Forum Moderators: Robert Charlton & goodroi
20 to 25% of the queries we see today, we have never seen before
That is pretty mind blowing when you think about the challenge it implies to all search engines. And here we sit, all focused on those high volume searches!
The article has some other interesting points, but this one just jumped out. Thanks to Barry Schwartz at SearchEngineLand for [url=http://searchengineland.com/070622-085337.php]tipping us off to the ReadWriteWeb article. [readwriteweb.com]
And just imagine trying to coordinate all those PhDs and other engineers! That first page of ten search results looks like such a simple thing, but what must go on behind the scenes to create it. Sheesh!
This talk by Udi Manber reminds me of another paper from Googler Anna Lynn Patterson, Why Writing Your Own Search Engine is Hard [acmqueue.com].
20 to 25% of the queries we see today, we have never seen before
That just seems like an astonishingly high percentage.
I'm trying to wrap my head around what a number like that means when it comes to writing content. Of course some of those new queries will be related to current events in the news. But that probably leaves more than a few that relate to existing content on the web.
How to capture those?
I don't know that there's any specific approach to target those search terms, except for the same things you would do to attract long tail terms and watch your logs for remarkably new hits.
Since the SERPs are weighed based on word order, number of words, if you add a non-competitive word in front, in the middle or in the back of a competitive phrase, you'll get a control group which will help you pinpoint the problems.
Out of 10 searches I make for SEO, 9 are like this.
...
On the other hand, when I just do a simple web search, I often get results so bad that I need to make it so obscure, so long, so detailed that it don't direct me to the first spammy forum. I mostly make technical related searches. While three years back copy pasting an error message I've never seen before or entering just the keywords, phrases would get me relevant results and solutions, nowadays it's increasingly harder to dig deep into on-topic discussions and technical advice.
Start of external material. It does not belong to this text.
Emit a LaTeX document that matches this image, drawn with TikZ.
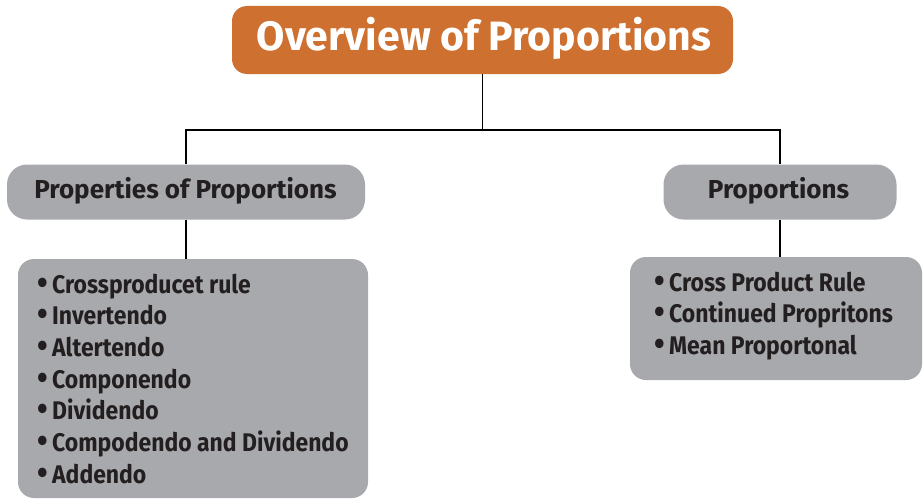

Because trusted comes first ( too generic ), spammy comes second ( no info ), official comes third ( sometimes helps, sometimes doesn't )...
So yes, I can imagine that at LEAST 20-25% of every search is brand new.
The work of half a million "SEOs" in an increasingly over-populated and filtered market, and Google - with every update - inching closer to become a generic directory instead of the expert SE it was before. Let them steer away from that path as soon as they find the balance to do so.
Computer science isn't really about programming, but is more a branch of mathematics in which one calculates the time and memory required to perform calculations involving very large data sets.
Software engineering, for the most part, is quite unrelated to that; it has been very rare in my twenty-year career that I've had to employ algorithm analysis in my work.
But Google, unlike the vast majority of software companies, has to deal with enormous data sets for just about everything it does.
Typical interview questions involve figuring out how to do things when the data won't all fit in memory, or how to distribute a problem across thousands of computers in a way that the load is shared equally by each.
To understand Google's computational problem: for any search engine to do its work, it has to store the entire World Wide Web on its internal hard drives, and analyze the lot of it for the answer to each query it gets.